- **INPUT**:
################
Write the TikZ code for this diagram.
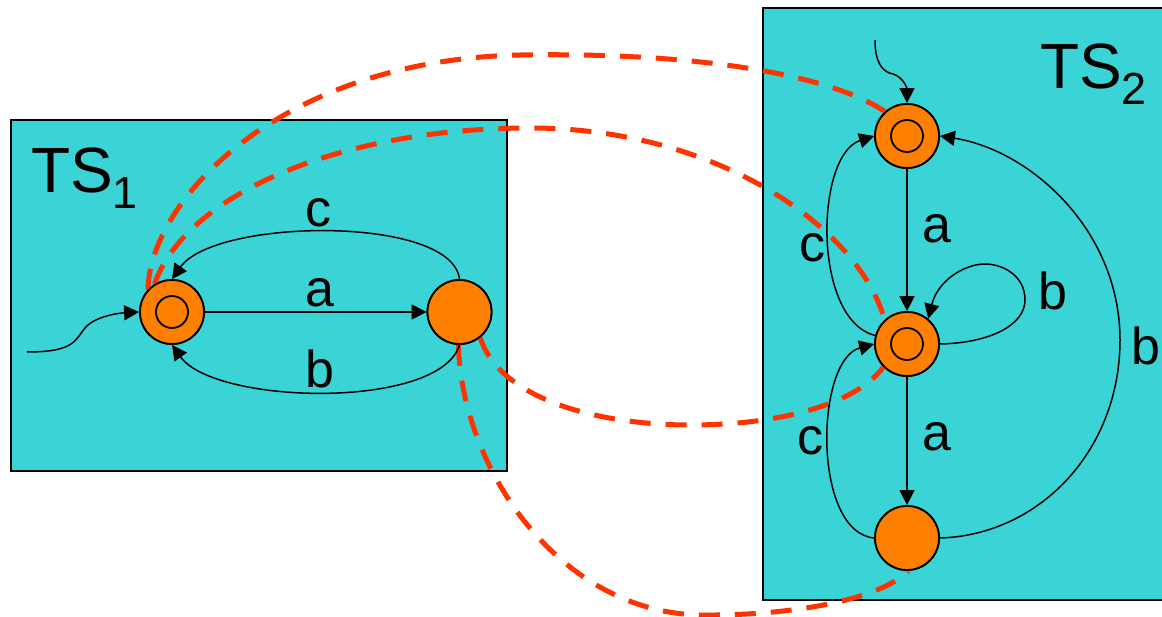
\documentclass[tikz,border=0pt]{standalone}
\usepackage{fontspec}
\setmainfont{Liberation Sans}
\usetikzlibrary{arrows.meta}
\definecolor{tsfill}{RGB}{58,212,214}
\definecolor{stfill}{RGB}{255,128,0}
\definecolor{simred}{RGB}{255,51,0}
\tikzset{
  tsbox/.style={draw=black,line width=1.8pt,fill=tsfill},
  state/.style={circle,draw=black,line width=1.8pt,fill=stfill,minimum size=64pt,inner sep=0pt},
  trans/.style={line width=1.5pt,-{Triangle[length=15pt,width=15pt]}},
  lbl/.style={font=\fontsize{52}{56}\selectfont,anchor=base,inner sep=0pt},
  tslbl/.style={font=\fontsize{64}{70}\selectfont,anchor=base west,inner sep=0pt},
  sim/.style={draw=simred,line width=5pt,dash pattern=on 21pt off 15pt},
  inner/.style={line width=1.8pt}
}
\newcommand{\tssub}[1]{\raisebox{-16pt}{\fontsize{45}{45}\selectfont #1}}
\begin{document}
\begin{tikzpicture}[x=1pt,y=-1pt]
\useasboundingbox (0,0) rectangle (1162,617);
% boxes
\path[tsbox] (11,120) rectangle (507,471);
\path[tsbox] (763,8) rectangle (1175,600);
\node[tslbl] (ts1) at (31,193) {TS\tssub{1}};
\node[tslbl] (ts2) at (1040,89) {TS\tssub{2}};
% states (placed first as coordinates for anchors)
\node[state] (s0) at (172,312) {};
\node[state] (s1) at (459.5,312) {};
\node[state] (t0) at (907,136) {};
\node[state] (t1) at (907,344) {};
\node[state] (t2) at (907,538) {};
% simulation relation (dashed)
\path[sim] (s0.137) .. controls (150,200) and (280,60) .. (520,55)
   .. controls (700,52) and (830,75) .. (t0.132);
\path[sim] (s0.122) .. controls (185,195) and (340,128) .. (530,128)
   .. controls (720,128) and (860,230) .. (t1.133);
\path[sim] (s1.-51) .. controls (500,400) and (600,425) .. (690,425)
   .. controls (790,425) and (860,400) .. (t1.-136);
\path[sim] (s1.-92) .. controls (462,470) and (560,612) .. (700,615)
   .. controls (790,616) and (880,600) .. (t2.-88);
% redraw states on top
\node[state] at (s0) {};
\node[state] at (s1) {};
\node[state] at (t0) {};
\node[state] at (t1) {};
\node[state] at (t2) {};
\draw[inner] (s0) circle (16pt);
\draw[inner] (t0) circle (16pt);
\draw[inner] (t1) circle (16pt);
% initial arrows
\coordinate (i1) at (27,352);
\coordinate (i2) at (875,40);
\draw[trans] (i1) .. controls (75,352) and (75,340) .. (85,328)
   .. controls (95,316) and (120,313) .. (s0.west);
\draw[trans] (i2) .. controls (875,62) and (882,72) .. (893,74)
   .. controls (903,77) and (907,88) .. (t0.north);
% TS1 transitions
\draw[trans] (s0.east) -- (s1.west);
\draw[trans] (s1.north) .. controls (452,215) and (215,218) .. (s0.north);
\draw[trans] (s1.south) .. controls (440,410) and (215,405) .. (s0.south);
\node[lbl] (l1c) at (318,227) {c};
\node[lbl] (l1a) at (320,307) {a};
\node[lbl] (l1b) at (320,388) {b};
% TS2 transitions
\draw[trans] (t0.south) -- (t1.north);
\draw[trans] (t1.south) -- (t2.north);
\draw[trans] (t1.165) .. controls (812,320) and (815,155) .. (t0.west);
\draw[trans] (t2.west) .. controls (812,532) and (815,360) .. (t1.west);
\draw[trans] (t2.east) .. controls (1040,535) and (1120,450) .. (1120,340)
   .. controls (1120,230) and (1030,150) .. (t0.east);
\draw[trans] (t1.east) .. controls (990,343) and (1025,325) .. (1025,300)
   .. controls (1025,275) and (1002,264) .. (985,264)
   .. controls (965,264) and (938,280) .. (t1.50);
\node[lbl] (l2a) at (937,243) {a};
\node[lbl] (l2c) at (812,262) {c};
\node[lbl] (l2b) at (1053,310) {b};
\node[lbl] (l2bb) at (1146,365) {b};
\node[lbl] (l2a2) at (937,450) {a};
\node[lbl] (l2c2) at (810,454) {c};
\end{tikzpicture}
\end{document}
################
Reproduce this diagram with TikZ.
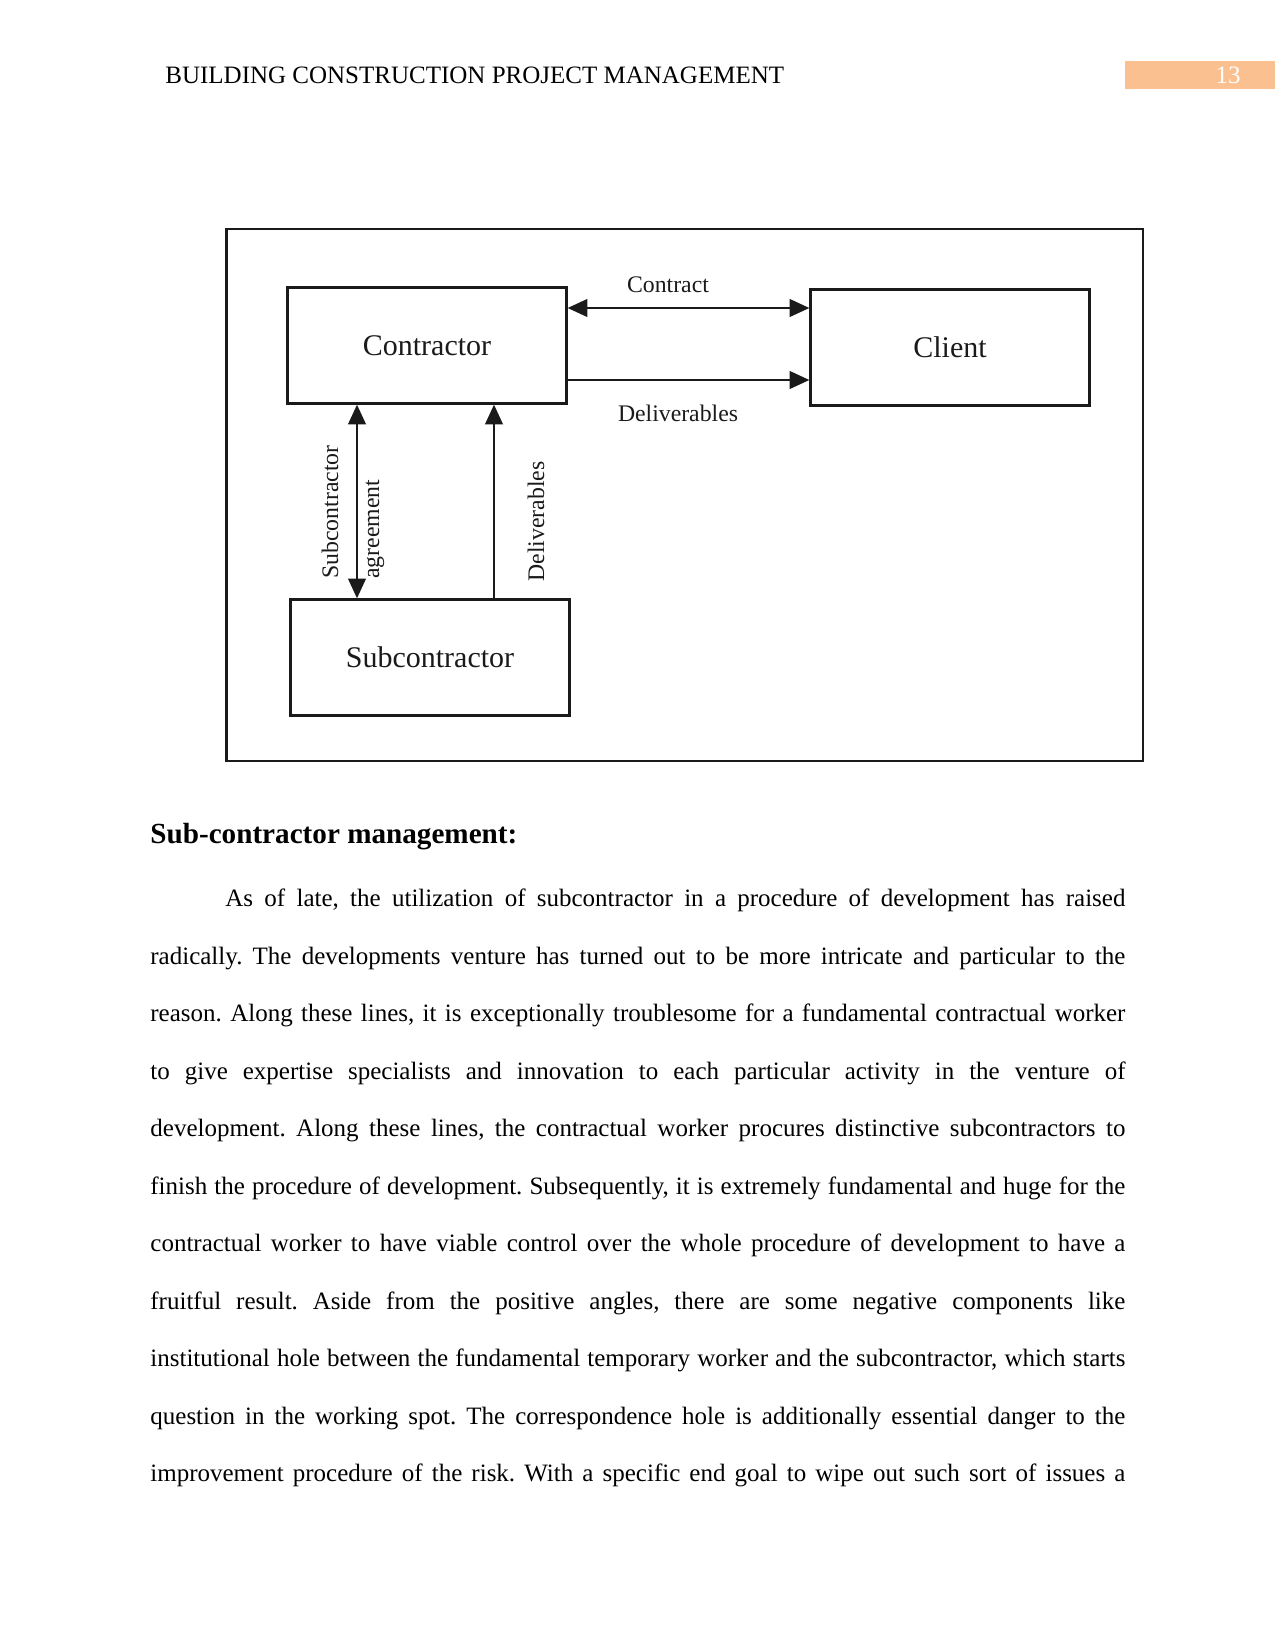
################
- **WHAT IS ASKED**: Using the records given above, list every line that includes the word "diagram".

- **THE RESPONSE**:
Write the TikZ code for this diagram.
Reproduce this diagram with TikZ.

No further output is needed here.